[Code that draws figures]

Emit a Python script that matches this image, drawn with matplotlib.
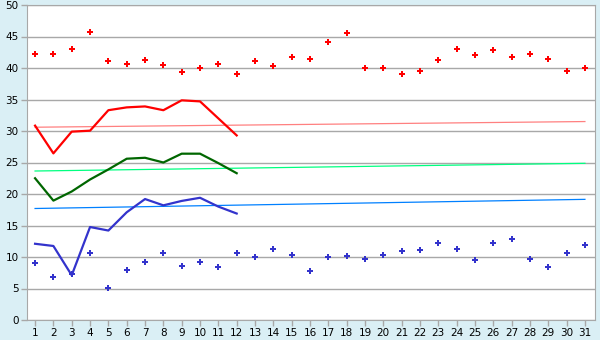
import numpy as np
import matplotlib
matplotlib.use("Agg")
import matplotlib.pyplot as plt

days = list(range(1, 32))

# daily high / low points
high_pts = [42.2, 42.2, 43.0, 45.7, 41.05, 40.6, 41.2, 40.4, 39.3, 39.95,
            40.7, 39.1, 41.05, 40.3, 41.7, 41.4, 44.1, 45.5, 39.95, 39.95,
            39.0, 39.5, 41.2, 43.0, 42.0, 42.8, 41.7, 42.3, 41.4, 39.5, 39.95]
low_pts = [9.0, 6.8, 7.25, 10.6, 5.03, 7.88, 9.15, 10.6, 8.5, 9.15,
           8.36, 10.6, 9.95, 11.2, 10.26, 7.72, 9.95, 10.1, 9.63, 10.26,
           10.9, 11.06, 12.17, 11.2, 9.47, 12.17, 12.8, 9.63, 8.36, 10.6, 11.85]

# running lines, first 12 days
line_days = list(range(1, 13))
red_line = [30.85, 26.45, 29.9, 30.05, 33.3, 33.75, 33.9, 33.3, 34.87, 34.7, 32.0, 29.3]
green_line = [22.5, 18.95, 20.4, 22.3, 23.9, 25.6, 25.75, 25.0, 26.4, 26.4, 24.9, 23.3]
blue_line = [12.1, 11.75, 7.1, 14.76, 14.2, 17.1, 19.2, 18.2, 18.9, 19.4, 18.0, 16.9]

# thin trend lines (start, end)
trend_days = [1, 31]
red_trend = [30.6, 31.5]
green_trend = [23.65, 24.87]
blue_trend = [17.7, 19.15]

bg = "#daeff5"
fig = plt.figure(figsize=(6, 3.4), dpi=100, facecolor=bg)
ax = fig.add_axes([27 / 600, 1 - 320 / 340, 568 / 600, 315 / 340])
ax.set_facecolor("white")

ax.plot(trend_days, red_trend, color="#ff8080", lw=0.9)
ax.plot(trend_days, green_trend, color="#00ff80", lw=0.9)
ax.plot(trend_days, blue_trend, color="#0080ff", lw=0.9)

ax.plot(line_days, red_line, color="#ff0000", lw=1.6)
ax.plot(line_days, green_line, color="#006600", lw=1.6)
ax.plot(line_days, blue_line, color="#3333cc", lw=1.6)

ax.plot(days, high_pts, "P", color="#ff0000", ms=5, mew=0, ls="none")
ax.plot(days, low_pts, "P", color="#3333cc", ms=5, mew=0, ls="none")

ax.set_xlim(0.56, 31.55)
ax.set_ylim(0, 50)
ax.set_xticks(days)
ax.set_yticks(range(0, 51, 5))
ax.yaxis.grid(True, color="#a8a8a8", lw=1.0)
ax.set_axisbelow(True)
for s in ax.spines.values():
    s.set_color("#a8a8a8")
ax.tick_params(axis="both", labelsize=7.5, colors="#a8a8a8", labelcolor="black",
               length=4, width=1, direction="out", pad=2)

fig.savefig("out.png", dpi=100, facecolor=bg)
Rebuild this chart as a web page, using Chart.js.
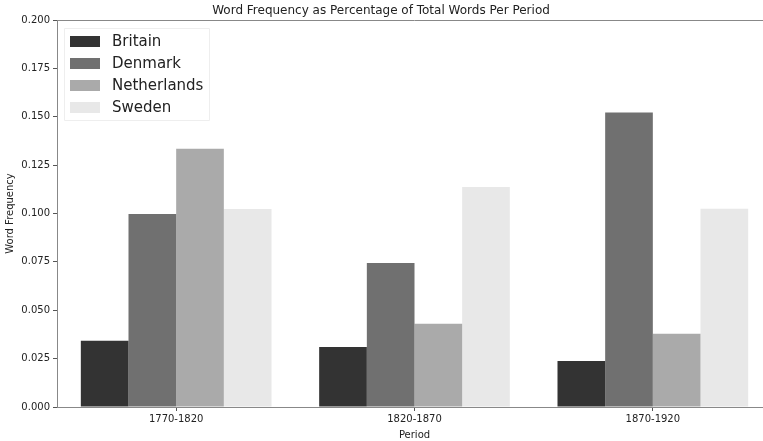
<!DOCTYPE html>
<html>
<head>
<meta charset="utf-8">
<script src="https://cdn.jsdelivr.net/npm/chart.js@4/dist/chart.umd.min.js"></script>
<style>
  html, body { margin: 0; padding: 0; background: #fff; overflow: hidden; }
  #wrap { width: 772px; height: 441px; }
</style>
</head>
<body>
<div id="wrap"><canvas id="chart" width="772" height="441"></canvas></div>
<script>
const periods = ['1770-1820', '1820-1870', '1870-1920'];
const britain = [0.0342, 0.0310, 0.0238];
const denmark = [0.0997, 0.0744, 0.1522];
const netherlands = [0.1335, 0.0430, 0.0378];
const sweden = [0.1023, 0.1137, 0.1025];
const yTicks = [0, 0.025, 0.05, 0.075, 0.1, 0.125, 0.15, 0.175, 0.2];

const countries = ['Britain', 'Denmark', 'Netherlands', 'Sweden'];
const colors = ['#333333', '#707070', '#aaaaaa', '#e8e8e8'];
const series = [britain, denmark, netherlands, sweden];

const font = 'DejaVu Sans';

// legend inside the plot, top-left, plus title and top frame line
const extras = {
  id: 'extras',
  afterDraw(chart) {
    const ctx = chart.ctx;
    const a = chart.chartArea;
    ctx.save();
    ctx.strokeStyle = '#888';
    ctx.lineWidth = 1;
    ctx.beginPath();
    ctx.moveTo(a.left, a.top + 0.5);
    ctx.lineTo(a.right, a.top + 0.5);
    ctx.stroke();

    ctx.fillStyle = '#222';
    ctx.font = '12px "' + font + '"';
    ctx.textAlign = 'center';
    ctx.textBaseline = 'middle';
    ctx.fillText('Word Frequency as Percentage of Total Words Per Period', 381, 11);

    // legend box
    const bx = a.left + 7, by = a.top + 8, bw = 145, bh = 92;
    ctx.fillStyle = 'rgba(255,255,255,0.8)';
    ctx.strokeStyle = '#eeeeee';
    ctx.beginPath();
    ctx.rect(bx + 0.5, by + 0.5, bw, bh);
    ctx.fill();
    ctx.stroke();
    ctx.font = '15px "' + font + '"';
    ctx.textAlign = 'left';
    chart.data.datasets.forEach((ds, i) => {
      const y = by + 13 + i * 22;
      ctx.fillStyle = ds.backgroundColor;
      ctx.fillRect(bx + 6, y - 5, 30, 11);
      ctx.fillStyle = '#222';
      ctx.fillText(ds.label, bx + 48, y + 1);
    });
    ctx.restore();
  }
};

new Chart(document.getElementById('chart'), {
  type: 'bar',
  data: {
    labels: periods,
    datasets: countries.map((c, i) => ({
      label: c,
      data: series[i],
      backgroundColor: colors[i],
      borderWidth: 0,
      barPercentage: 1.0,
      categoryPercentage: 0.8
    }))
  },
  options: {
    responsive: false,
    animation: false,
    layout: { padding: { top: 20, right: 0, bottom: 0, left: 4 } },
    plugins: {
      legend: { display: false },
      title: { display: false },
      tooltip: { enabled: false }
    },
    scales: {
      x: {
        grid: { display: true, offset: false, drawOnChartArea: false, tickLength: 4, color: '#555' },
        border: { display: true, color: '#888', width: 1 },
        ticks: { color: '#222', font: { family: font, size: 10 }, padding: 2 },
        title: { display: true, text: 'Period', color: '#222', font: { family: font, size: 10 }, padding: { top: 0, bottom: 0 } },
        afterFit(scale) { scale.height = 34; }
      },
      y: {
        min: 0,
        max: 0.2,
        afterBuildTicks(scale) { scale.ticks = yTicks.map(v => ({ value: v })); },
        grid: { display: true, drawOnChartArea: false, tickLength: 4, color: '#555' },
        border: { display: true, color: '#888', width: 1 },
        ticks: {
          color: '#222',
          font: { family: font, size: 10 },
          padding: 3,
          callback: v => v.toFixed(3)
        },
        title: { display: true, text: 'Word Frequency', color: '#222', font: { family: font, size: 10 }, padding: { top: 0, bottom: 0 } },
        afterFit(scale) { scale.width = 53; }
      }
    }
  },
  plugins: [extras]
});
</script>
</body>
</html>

■ Written exercise: Word for word, give again the lines from the first entry to the line with "8.36, 10.6, 11.85]", inclusive. Exclude the pictures.

■ Correct answer:
Emit a Python script that matches this image, drawn with matplotlib.
import numpy as np
import matplotlib
matplotlib.use("Agg")
import matplotlib.pyplot as plt

days = list(range(1, 32))

# daily high / low points
high_pts = [42.2, 42.2, 43.0, 45.7, 41.05, 40.6, 41.2, 40.4, 39.3, 39.95,
            40.7, 39.1, 41.05, 40.3, 41.7, 41.4, 44.1, 45.5, 39.95, 39.95,
            39.0, 39.5, 41.2, 43.0, 42.0, 42.8, 41.7, 42.3, 41.4, 39.5, 39.95]
low_pts = [9.0, 6.8, 7.25, 10.6, 5.03, 7.88, 9.15, 10.6, 8.5, 9.15,
           8.36, 10.6, 9.95, 11.2, 10.26, 7.72, 9.95, 10.1, 9.63, 10.26,
           10.9, 11.06, 12.17, 11.2, 9.47, 12.17, 12.8, 9.63, 8.36, 10.6, 11.85]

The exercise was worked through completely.